Он отправляется также к истокам исчезнувших цивилизаций, воскрешает образы древнего Востока, античной Греции, раннего христианства. В своих лучших «исторических» стихах он с пушкинской отзывчивостью стремится проникнуть в самую сердцевину чужой культуры, передать индивидуальный облик далекой эпохи.

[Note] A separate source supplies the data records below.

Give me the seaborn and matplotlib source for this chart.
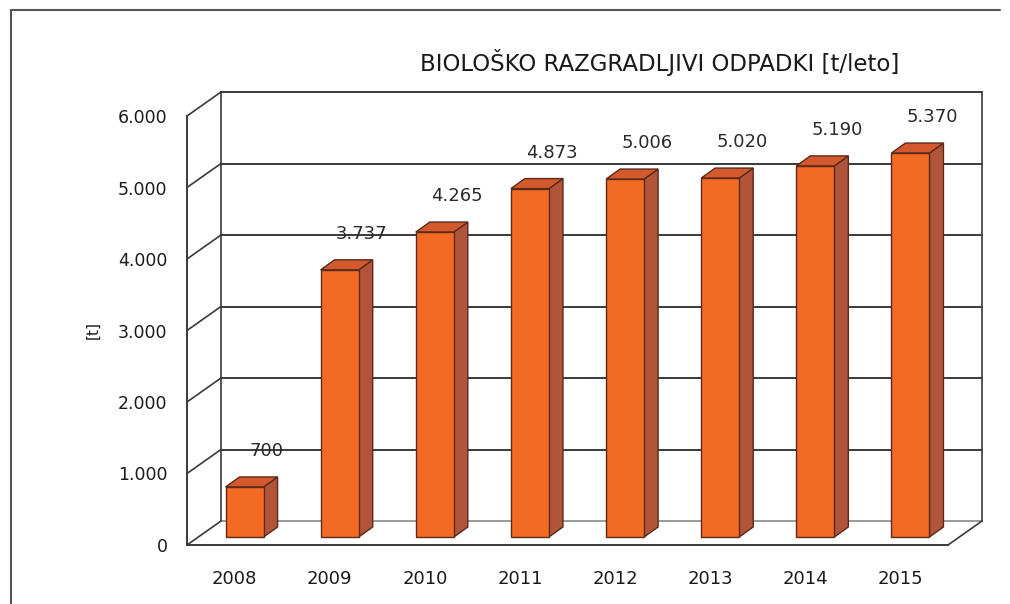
import matplotlib
matplotlib.use("Agg")
import matplotlib.pyplot as plt
import matplotlib.transforms as mtransforms
from matplotlib.lines import Line2D
from matplotlib.patches import Polygon
import seaborn as sns

# data
years = ["2008", "2009", "2010", "2011", "2012", "2013", "2014", "2015"]
values = [700, 3737, 4265, 4873, 5006, 5020, 5190, 5370]
y_ticks = [0, 1000, 2000, 3000, 4000, 5000, 6000]

title = "BIOLOŠKO RAZGRADLJIVI ODPADKI [t/leto]"
y_label = "[t]"

# colours
front_col = "#F26A24"
side_col = "#B0553A"
top_col = "#D45A2E"
edge_col = "#5A2A1A"
grid_col = "#3A3A3A"
text_col = "#1A1A1A"


def fmt(v):
    return f"{v:,}".replace(",", ".")


sns.set_style("white")
plt.rcParams["font.family"] = ["DejaVu Sans"]

W, H = 1010, 604
fig = plt.figure(figsize=(W / 100, H / 100), dpi=100)
ax = fig.add_axes([187 / W, (H - 545) / H, 761 / W, 429 / H])

# depth of the 3d box (pixels) and bar placement inside it
wall_dx, wall_dy = 34, 24
bar_dx, bar_dy = 10, 8
depth_dx, depth_dy = 14, 10


def shifted(dx, dy):
    return ax.transData + mtransforms.Affine2D().translate(dx, dy)


sns.barplot(x=years, y=values, ax=ax, color=front_col, saturation=1,
            width=0.4, edgecolor=edge_col, linewidth=1.0, zorder=5)
ax.set_xlim(-0.5, len(years) - 0.5)
ax.set_ylim(0, 6000)

back = shifted(wall_dx, wall_dy)
pix = mtransforms.IdentityTransform()
x0, x1 = -0.5, len(years) - 0.5
# back wall grid + left side wall
for v in y_ticks:
    c = "#9A9A9A" if v == 0 else grid_col
    ax.plot([x0, x1], [v, v], color=c, lw=1.4, transform=back, clip_on=False, zorder=1)
    p0 = ax.transData.transform((x0, v))
    ax.plot([p0[0], p0[0] + wall_dx], [p0[1], p0[1] + wall_dy], color=grid_col,
            lw=1.2, transform=pix, clip_on=False, zorder=1)
ax.plot([x0, x0], [0, 6000], color=grid_col, lw=1.2, transform=back, clip_on=False, zorder=1)
ax.plot([x1, x1], [0, 6000], color=grid_col, lw=1.2, transform=back, clip_on=False, zorder=1)
pr = ax.transData.transform((x1, 0))
ax.plot([pr[0], pr[0] + wall_dx], [pr[1], pr[1] + wall_dy], color=grid_col,
        lw=1.2, transform=pix, clip_on=False, zorder=1)

# bars: move front face into the box, add side and top faces
for patch, v in zip(ax.patches, values):
    patch.set_transform(shifted(bar_dx, bar_dy))
    bx, bw = patch.get_x(), patch.get_width()
    (lx, by), (rx, ty) = ax.transData.transform([(bx, 0), (bx + bw, v)])
    lx += bar_dx; rx += bar_dx; by += bar_dy; ty += bar_dy
    side = [(rx, by), (rx + depth_dx, by + depth_dy), (rx + depth_dx, ty + depth_dy), (rx, ty)]
    top = [(lx, ty), (rx, ty), (rx + depth_dx, ty + depth_dy), (lx + depth_dx, ty + depth_dy)]
    for pts, col in [(side, side_col), (top, top_col)]:
        ax.add_patch(Polygon(pts, closed=True, facecolor=col, edgecolor=edge_col, lw=1.0,
                             transform=pix, clip_on=False, zorder=4))
    ax.text((lx + rx) / 2 + 22, ty + 36, fmt(v), ha="center", va="center",
            fontsize=13, color="#2A2A2A", transform=pix, zorder=6)

# axes styling
for s in ["top", "right"]:
    ax.spines[s].set_visible(False)
for s in ["left", "bottom"]:
    ax.spines[s].set_color(grid_col)
    ax.spines[s].set_linewidth(1.4)
ax.set_yticks(y_ticks)
ax.set_yticklabels([fmt(v) for v in y_ticks], fontsize=12.5, color=text_col)
ax.set_xticks(range(len(years)))
ax.set_xticklabels(years, fontsize=13, color=text_col)
ax.set_xticks([i - 0.5 for i in range(len(years) + 1)], minor=True)
ax.tick_params(axis="x", which="major", length=0, pad=18)
ax.tick_params(axis="x", which="minor", length=9, width=1.2, color=grid_col, direction="out")
ax.tick_params(axis="y", length=6, width=1.2, color=grid_col, direction="out", pad=8)
ax.set_xlabel("")
ax.set_ylabel("")

fig.text(660 / W, 1 - 62 / H, title, ha="center", va="center", fontsize=16.5, color=text_col)
fig.text(93 / W, 1 - 330 / H, y_label, ha="center", va="center", rotation=90,
         fontsize=11, color=text_col)

# outer chart frame (top and left edges)
fig.add_artist(Line2D([11 / W, 1000 / W], [1 - 10 / H, 1 - 10 / H], color="#555555",
                      lw=1.5, transform=fig.transFigure))
fig.add_artist(Line2D([11 / W, 11 / W], [0, 1 - 10 / H], color="#555555",
                      lw=1.5, transform=fig.transFigure))

fig.savefig("out.png", dpi=100, facecolor="white")
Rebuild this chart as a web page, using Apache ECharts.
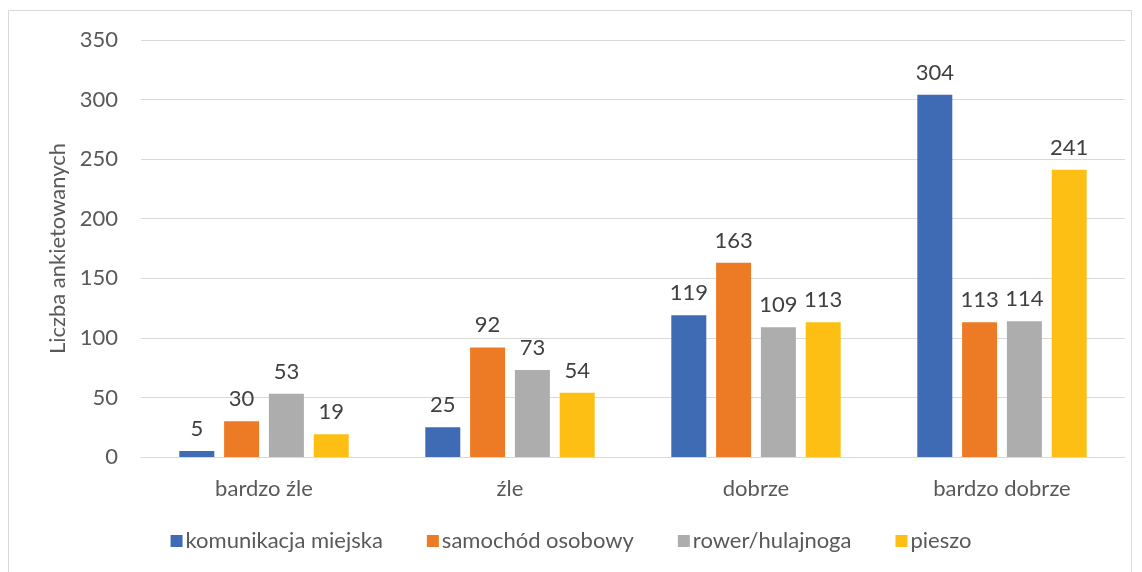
<!DOCTYPE html>
<html><head><meta charset="utf-8">
<script src="https://cdn.jsdelivr.net/npm/echarts@6/dist/echarts.min.js"></script>
<style>html,body{margin:0;padding:0;background:#fff}#c{width:1142px;height:572px}</style>
</head><body><div id="c"></div>
<script>
const categories = ['bardzo źle', 'źle', 'dobrze', 'bardzo dobrze'];
const seriesNames = ['komunikacja miejska', 'samochód osobowy', 'rower/hulajnoga', 'pieszo'];
const komunikacja = [5, 25, 119, 304];
const samochod = [30, 92, 163, 113];
const rower = [53, 73, 109, 114];
const pieszo = [19, 54, 113, 241];
const colors = ['#3F6BB4', '#ED7B25', '#ADADAD', '#FDBF13'];
const values = [komunikacja, samochod, rower, pieszo];
const font = 'Lato, "Open Sans", sans-serif';
const chart = echarts.init(document.getElementById('c'));
chart.setOption({
  animation: false,
  graphic: [{type: 'rect', shape: {x: 8.5, y: 10.5, width: 1123, height: 580}, style: {fill: 'none', stroke: '#D9D9D9', lineWidth: 1}, silent: true}],
  grid: {left: 141, right: 17, top: 40, bottom: 115},
  legend: {
    bottom: 15, left: 'center', itemWidth: 12, itemHeight: 12, itemGap: 44,
    icon: 'rect',
    textStyle: {fontFamily: font, fontSize: 22, color: '#595959', padding: [0, 0, 0, -2]},
    data: seriesNames
  },
  xAxis: {
    type: 'category', data: categories,
    axisLine: {lineStyle: {color: '#D9D9D9'}},
    axisTick: {show: false},
    axisLabel: {fontFamily: font, fontSize: 22, color: '#595959', margin: 21}
  },
  yAxis: {
    type: 'value', min: 0, max: 350, interval: 50,
    name: 'Liczba ankietowanych', nameLocation: 'middle', nameGap: 66, nameRotate: 90,
    nameTextStyle: {fontFamily: font, fontSize: 22, color: '#595959'},
    axisLine: {show: false}, axisTick: {show: false},
    axisLabel: {fontFamily: font, fontSize: 22, color: '#595959', margin: 23},
    splitLine: {lineStyle: {color: '#D9D9D9', width: 1}}
  },
  series: seriesNames.map((n, i) => ({
    name: n, type: 'bar', data: values[i], barWidth: 35, barGap: '28%',
    itemStyle: {color: colors[i]},
    label: {show: true, position: 'top', distance: 11, fontFamily: font, fontSize: 22, color: '#404040'}
  }))
});
</script></body></html>
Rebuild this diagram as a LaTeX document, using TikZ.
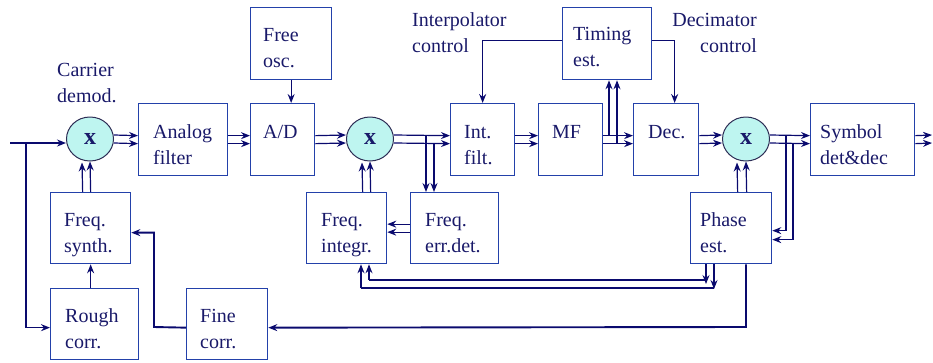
\documentclass[tikz,border=0pt]{standalone}
\usepackage{fontspec}
\setmainfont{Liberation Serif}
\usetikzlibrary{shapes.geometric,arrows.meta}
\definecolor{linec}{RGB}{10,10,110}
\definecolor{boxc}{RGB}{35,65,170}
\definecolor{textc}{RGB}{25,25,105}
\definecolor{mixfill}{RGB}{190,245,240}
\definecolor{mixdraw}{RGB}{45,45,85}
\newcommand\twoln[2]{\vtop{\hbox{#1}\hbox{#2}}}
\newcommand\twolr[2]{\vtop{\halign{\hfil##\cr#1\cr#2\cr}}}
\begin{document}
\begin{tikzpicture}[x=1pt,y=-1pt,
  blk/.style={draw=boxc,line width=1.3pt,inner sep=0pt,anchor=north west,rectangle},
  mix/.style={ellipse,draw=mixdraw,fill=mixfill,line width=1pt,minimum width=47pt,minimum height=44pt,inner sep=0pt,text=textc,font=\fontsize{24}{24}\selectfont\bfseries},
  lbl/.style={anchor=base west,inner sep=0pt,text=textc,font=\fontsize{20}{26}\selectfont},
  sig/.style={draw=linec,line width=1.2pt},
  arr/.style={sig,-{Stealth[length=9pt,width=7pt,inset=3pt]}},
  thk/.style={draw=linec,line width=1.9pt},
  mid/.style={line width=1.5pt}]
\useasboundingbox (0,0) rectangle (933,362);

% boxes
\node[blk,minimum width=89pt,minimum height=72pt] (afilt) at (138,103) {};
\node[blk,minimum width=64pt,minimum height=72pt] (ad) at (250,103) {};
\node[blk,minimum width=81pt,minimum height=72pt] (free) at (250,7) {};
\node[blk,minimum width=64pt,minimum height=72pt] (intf) at (450,103) {};
\node[blk,minimum width=64pt,minimum height=72pt] (mf) at (538,103) {};
\node[blk,minimum width=89pt,minimum height=72pt] (timing) at (562,7) {};
\node[blk,minimum width=65pt,minimum height=72pt] (dec) at (633,103) {};
\node[blk,minimum width=104pt,minimum height=72pt] (sym) at (810,103) {};
\node[blk,minimum width=80pt,minimum height=71pt] (fsyn) at (50,192) {};
\node[blk,minimum width=88pt,minimum height=71pt] (rough) at (50,288) {};
\node[blk,minimum width=81pt,minimum height=71pt] (fine) at (186,288) {};
\node[blk,minimum width=80pt,minimum height=71pt] (fint) at (306,192) {};
\node[blk,minimum width=88pt,minimum height=71pt] (ferr) at (410,192) {};
\node[blk,minimum width=81pt,minimum height=71pt] (phase) at (690,192) {};

% box labels
\node[lbl] (afilt-t) at ([shift={(15,35)}]afilt.north west) {\twoln{Analog}{filter}};
\node[lbl] (ad-t) at ([shift={(13,35)}]ad.north west) {A/D};
\node[lbl] (free-t) at ([shift={(13,34)}]free.north west) {\twoln{Free}{osc.}};
\node[lbl] (intf-t) at ([shift={(14,35)}]intf.north west) {\twoln{Int.}{filt.}};
\node[lbl] (mf-t) at ([shift={(14,35)}]mf.north west) {MF};
\node[lbl] (timing-t) at ([shift={(11,33)}]timing.north west) {\twoln{Timing}{est.}};
\node[lbl] (dec-t) at ([shift={(15,35)}]dec.north west) {Dec.};
\node[lbl] (sym-t) at ([shift={(10,35)}]sym.north west) {\twoln{Symbol}{det\&dec}};
\node[lbl] (fsyn-t) at ([shift={(14,34)}]fsyn.north west) {\twoln{Freq.}{synth.}};
\node[lbl] (rough-t) at ([shift={(15,34)}]rough.north west) {\twoln{Rough}{corr.}};
\node[lbl] (fine-t) at ([shift={(14,34)}]fine.north west) {\twoln{Fine}{corr.}};
\node[lbl] (fint-t) at ([shift={(15,34)}]fint.north west) {\twoln{Freq.}{integr.}};
\node[lbl] (ferr-t) at ([shift={(15,34)}]ferr.north west) {\twoln{Freq.}{err.det.}};
\node[lbl] (phase-t) at ([shift={(10,34)}]phase.north west) {\twoln{Phase}{est.}};

% free labels
\node[lbl] (carr) at (57,76) {\twoln{Carrier}{demod.}};
\node[lbl] (ictl) at (412,26) {\twoln{Interpolator}{control}};
\node[lbl,anchor=base east] (dctl) at (757,26) {\twolr{Decimator}{control}};

% mixers
\node[mix] (m1) at (90,139) {x};
\node[mix] (m2) at (370,139) {x};
\node[mix] (m3) at (746,139) {x};

% coordinates
\coordinate (in) at (10,143);
\coordinate (br) at (26,143);
\coordinate (b2u) at (426,135);
\coordinate (b2l) at (434,143);
\coordinate (b4u) at (609,135);
\coordinate (b4l) at (617,143);
\coordinate (b3u) at (786,135);
\coordinate (b3l) at (793,143);
\coordinate (fc) at (154,327);
\coordinate (pc) at (746,327);
\coordinate (bA1) at (706,280);
\coordinate (bA2) at (369,280);
\coordinate (bB1) at (714,288);
\coordinate (bB2) at (361,288);
\coordinate (outu) at (932,135);
\coordinate (outl) at (932,143);

% input
\draw[arr,mid] (in) -- ([yshift=-4pt]m1.west);
\draw[arr,mid] (br) |- ([yshift=-3.5pt]rough.west);

% double signal paths
\foreach \a/\b in {m1/afilt,afilt/ad,ad/m2,m2/intf,intf/mf,mf/dec,dec/m3,m3/sym}{
  \draw[arr] ([yshift=4pt]\a.east) -- ([yshift=4pt]\b.west);
  \draw[arr] ([yshift=-4pt]\a.east) -- ([yshift=-4pt]\b.west);
}
\draw[arr] ([yshift=4pt]sym.east) -- (outu);
\draw[arr] ([yshift=-4pt]sym.east) -- (outl);

% branches
\draw[arr] (b2u) -- (b2u |- ferr.north);
\draw[arr] (b2l) -- (b2l |- ferr.north);
\draw[arr] (b4u) -- (b4u |- timing.south);
\draw[arr] (b4l) -- (b4l |- timing.south);
\draw[arr] (b3u) |- ([yshift=-2.5pt]phase.east);
\draw[arr] (b3l) |- ([yshift=-11.5pt]phase.east);

% control lines
\draw[arr] (free.south) -- (free.south |- ad.north);
\draw[arr,mid] ([yshift=3pt]timing.west) -| (intf.north);
\draw[arr,mid] ([yshift=3pt]timing.east) -| ([xshift=8.5pt]dec.north);

% feedback into mixers
\draw[arr] ([xshift=-8pt]fsyn.north) -- ([xshift=-8pt,yshift=-1pt]m1.south);
\draw[arr] (fsyn.north) -- (m1.south);
\draw[arr,mid] (rough.north -| fsyn.south) -- (fsyn.south);
\draw[arr] ([yshift=4pt]ferr.west) -- ([yshift=4pt]fint.east);
\draw[arr] ([yshift=-4pt]ferr.west) -- ([yshift=-4pt]fint.east);
\draw[arr] ([xshift=16pt]fint.north) -- ([xshift=-8pt,yshift=-1pt]m2.south);
\draw[arr] ([xshift=24pt]fint.north) -- (m2.south);
\draw[arr] ([xshift=6.5pt]phase.north) -- ([xshift=-9pt,yshift=-1pt]m3.south);
\draw[arr] ([xshift=15.5pt]phase.north) -- (m3.south);

% fine correction loop
\draw[arr,thk] ([yshift=-3.5pt]fine.west) -- (fc) |- ([yshift=-4.5pt]fsyn.east);
\draw[arr,thk] (phase.south -| pc) -- (pc) -- ([yshift=-3.5pt]fine.east);

% bus from phase est. to freq. integr.
\draw[arr] (phase.south -| bA1) -- ([yshift=-4pt]bA1);
\draw[arr] (phase.south -| bB1) -- ([yshift=-1pt]bB1);
\draw[thk] (bA1) -- (bA2);
\draw[thk] (bB1) -- (bB2);
\draw[arr] (bA2) -- (bA2 |- fint.south);
\draw[arr] (bB2) -- (bB2 |- fint.south);
\end{tikzpicture}
\end{document}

Стихи «Эсхил», «Самсон», «Ормузд», «Сон» (из книги пророка Даниила), «Черный камень Каабы», «Тезей», «Магомет в изгнании», «Иерихон» и т. д., равно как и великолепно воссозданная лонгфелловская «Гайавата», заставляют еще раз вспомнить слова Достоевского о Пушкине, обладавшем редкостным свойством «перевоплощаться вполне в чужую национальность». Бунин не создает иллюстрацию к Корану или халдейскому мифу, «вечное», архаичное и современное нерасторжимы для него. Иногда это «настоящее в прошлом» обнажено в сентенцию, как, например, в стихотворении 1916 года «Кадильница». Образ продолжается в прямой заповеди писателю, творцу, напоминанием о его высоком призвании («Ты, сердце, полное огня и аромата, не забывай о ней. До черноты сгори»). Энергичное напоминание о проповедническом страстном долге художника кажется неожиданным в устах Бунина, но оно просто указывает еще раз на ложность представления о Бунине как писателе «холодном». Он лишь стремился всегда сохранить между собой и читателем известную дистанцию, страшась оказаться «накоротке» с ним. Горделивость бунинской натуры вовсе не исключала ее страстности, создавая, однако, своего рода защитный покров: это как бы пылающий факел в ледяном панцире.